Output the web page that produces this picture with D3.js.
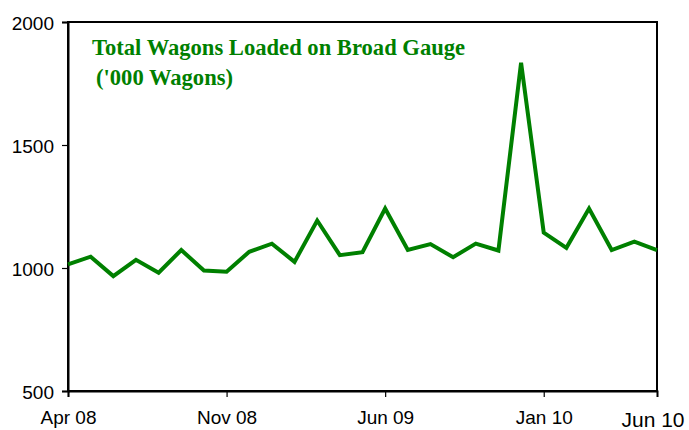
<!DOCTYPE html>
<html>
<head>
<meta charset="utf-8">
<script src="https://cdn.jsdelivr.net/npm/d3@7"></script>
<style>
body { margin: 0; background: #fff; }
svg { display: block; }
</style>
</head>
<body>
<script>
let width = 689;
let height = 430;

// monthly wagons loaded, Apr 08 .. Jun 10 ('000 wagons)
let months = ['Apr 08','May 08','Jun 08','Jul 08','Aug 08','Sep 08','Oct 08','Nov 08','Dec 08',
  'Jan 09','Feb 09','Mar 09','Apr 09','May 09','Jun 09','Jul 09','Aug 09','Sep 09','Oct 09',
  'Nov 09','Dec 09','Jan 10','Feb 10','Mar 10','Apr 10','May 10','Jun 10'];
let wagons = [1015, 1046, 967, 1033, 981, 1073, 990, 985, 1066,
  1099, 1025, 1193, 1052, 1064, 1242, 1073, 1097, 1044, 1099,
  1071, 1834, 1144, 1082, 1242, 1073, 1107, 1073];
let tickMonths = ['Apr 08', 'Nov 08', 'Jun 09', 'Jan 10', 'Jun 10'];
let yTicks = [500, 1000, 1500, 2000];

let plotL = 68, plotR = 657, plotT = 22, plotB = 391;

let x = d3.scalePoint()
.domain(months)
.range([plotL, plotR]);

let y = d3.scaleLinear()
.domain([500, 2000])
.range([plotB, plotT]);

let svg = d3.select('body')
.append('svg')
.attr('width', width)
.attr('height', height);

// frame
svg.append('rect')
.attr('x', plotL)
.attr('y', plotT)
.attr('width', plotR - plotL)
.attr('height', plotB - plotT)
.attr('fill', 'none')
.attr('stroke', '#000')
.attr('stroke-width', 2);

let yAxis = svg.append('g')
.attr('transform', 'translate(' + plotL + ',0)')
.call(d3.axisLeft(y).tickValues(yTicks).tickSize(6).tickPadding(8).tickFormat(d3.format('d')));

let xAxis = svg.append('g')
.attr('transform', 'translate(0,' + plotB + ')')
.call(d3.axisBottom(x).tickValues(tickMonths.slice(0, 4)).tickSize(6).tickPadding(0));

[yAxis, xAxis].forEach(function(g){
    g.attr('font-size', 19).attr('font-family', 'Liberation Sans, Arial, sans-serif');
    g.select('.domain').attr('stroke-width', 2);
    g.selectAll('.tick line').attr('stroke-width', 1.2);
    g.selectAll('text').attr('fill', '#000');
});
xAxis.selectAll('text').attr('y', 33).attr('dy', null);
yAxis.selectAll('text').attr('dy', '0.38em');

// last label is drawn larger in the original
svg.append('text')
.attr('x', x('Jun 10') - 4)
.attr('y', 427)
.attr('text-anchor', 'middle')
.attr('font-family', 'Liberation Sans, Arial, sans-serif')
.attr('font-size', 21)
.text('Jun 10');

let line = d3.line()
.x(function(d, i){ return x(months[i]); })
.y(function(d){ return y(d); });

svg.append('path')
.datum(wagons)
.attr('d', line)
.attr('fill', 'none')
.attr('stroke', '#008000')
.attr('stroke-width', 4)
.attr('stroke-linejoin', 'miter');

let title = svg.append('text')
.attr('font-family', 'Liberation Serif, Times New Roman, serif')
.attr('font-weight', 'bold')
.attr('font-size', 22.6)
.attr('fill', '#008000');

title.append('tspan').attr('x', 92).attr('y', 55).text('Total Wagons Loaded on Broad Gauge');
title.append('tspan').attr('x', 96).attr('y', 85).text("('000 Wagons)");
</script>
</body>
</html>
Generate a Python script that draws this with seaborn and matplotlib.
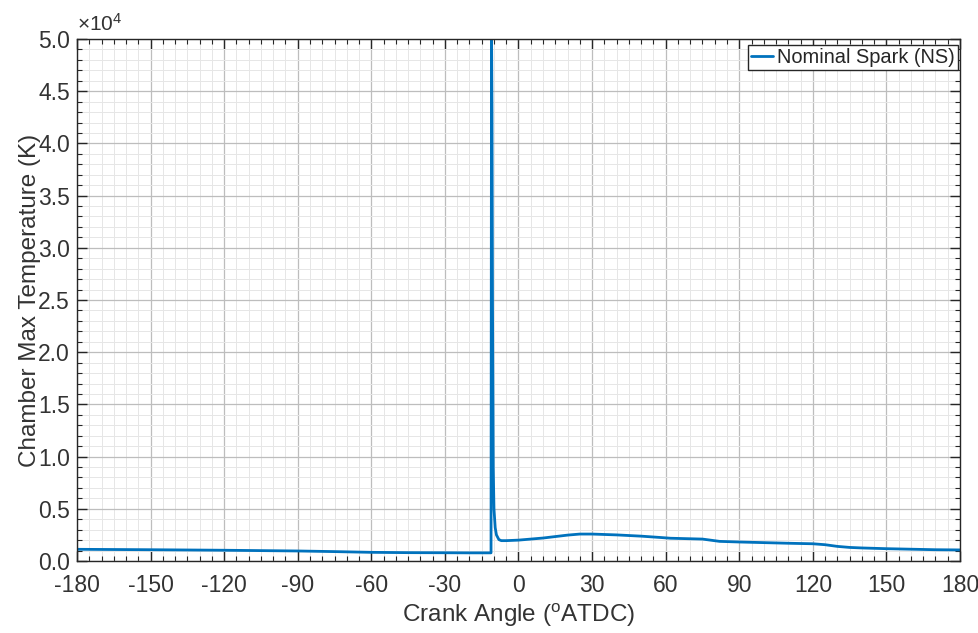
import numpy as np
import pandas as pd
import seaborn as sns
import matplotlib
matplotlib.use("Agg")
import matplotlib.pyplot as plt
from matplotlib.ticker import MultipleLocator, FuncFormatter

# ---- data ----
crank_angle = [-180, -150, -120, -90, -75, -60, -45, -30, -20, -11.2,
               -11.0, -10.8, -10.6, -10.3, -10.0, -9.5, -9.0, -8.0, -7.0, -5.0,
               0, 10, 20, 25, 30, 40, 50, 58, 62, 75, 82, 90, 100, 110, 120,
               125, 130, 135, 140, 150, 160, 170, 180]
max_temp = [1120, 1080, 1030, 960, 900, 830, 800, 790, 780, 780,
            51000, 43200, 25000, 9000, 5000, 3200, 2500, 2050, 1950, 1950,
            2000, 2200, 2480, 2580, 2580, 2500, 2380, 2250, 2180, 2100, 1880, 1820, 1760, 1700, 1650,
            1560, 1400, 1300, 1250, 1180, 1130, 1080, 1060]
series_label = "Nominal Spark (NS)"
x_ticks = list(range(-180, 181, 30))
y_ticks = [0, 5000, 10000, 15000, 20000, 25000, 30000, 35000, 40000, 45000, 50000]

df = pd.DataFrame({"angle": crank_angle, "temp": max_temp})

sns.set_theme(style="white")
plt.rcParams["font.family"] = ["Liberation Sans", "DejaVu Sans"]
plt.rcParams["mathtext.fontset"] = "custom"
plt.rcParams["mathtext.rm"] = "Liberation Sans"
plt.rcParams["mathtext.it"] = "Liberation Sans"
plt.rcParams["axes.unicode_minus"] = False

W, H = 979, 633
fig = plt.figure(figsize=(W / 100, H / 100), dpi=100)
ax_l, ax_r, ax_t, ax_b = 77, 960, 39, 561
ax = fig.add_axes([ax_l / W, 1 - ax_b / H, (ax_r - ax_l) / W, (ax_b - ax_t) / H])

sns.lineplot(data=df, x="angle", y="temp", ax=ax, sort=False, color="#0072BD",
             linewidth=2.0, label=series_label)

ax.set_xlim(-180, 180)
ax.set_ylim(0, 50000)
ax.set_xticks(x_ticks)
ax.set_yticks(y_ticks)
ax.xaxis.set_minor_locator(MultipleLocator(5))
ax.yaxis.set_minor_locator(MultipleLocator(1000))
ax.yaxis.set_major_formatter(FuncFormatter(lambda v, p: f"{v/1e4:.1f}"))

ax.grid(True, which="major", color="#bdbdbd", linewidth=0.9)
ax.grid(True, which="minor", color="#e6e6e6", linewidth=0.7)
ax.set_axisbelow(True)

for s in ax.spines.values():
    s.set_color("#262626")
    s.set_linewidth(1.0)
    s.set_visible(True)

ax.tick_params(which="both", direction="in", top=True, right=True,
               bottom=True, left=True, colors="#262626", labelcolor="#333333")
ax.tick_params(which="major", length=7, width=1.0, labelsize=16.5)
ax.tick_params(axis="x", which="major", pad=9)
ax.tick_params(axis="y", which="major", pad=5)
ax.tick_params(which="minor", length=3.5, width=0.8)

ax.set_xlabel(r"Crank Angle ($^{\mathrm{o}}$ATDC)", fontsize=17.5, color="#333333", labelpad=4)
ax.set_ylabel("Chamber Max Temperature (K)", fontsize=17.5, color="#333333", labelpad=-2)

ax.text(0.0, 1.008, r"$\times10^{4}$", transform=ax.transAxes, fontsize=15,
        color="#333333", ha="left", va="bottom")

leg = ax.legend(loc="upper right", fontsize=14.4, frameon=True, fancybox=False,
                handlelength=1.1, handletextpad=0.2, borderpad=0.15,
                borderaxespad=0.0,
                bbox_to_anchor=(958 / W, 1 - 45 / H), bbox_transform=fig.transFigure)
leg.get_frame().set_edgecolor("#262626")
leg.get_frame().set_linewidth(1.0)
leg.get_frame().set_alpha(1.0)

fig.savefig("out.png", dpi=100)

:::

Pictures in the material above should be skipped; print exactly the lines from the one with "Generate a Python" through the one with "from matplotlib.ticker import".

• [EXERCISE RESPONSE]:
Generate a Python script that draws this with seaborn and matplotlib.
import numpy as np
import pandas as pd
import seaborn as sns
import matplotlib
matplotlib.use("Agg")
import matplotlib.pyplot as plt
from matplotlib.ticker import MultipleLocator, FuncFormatter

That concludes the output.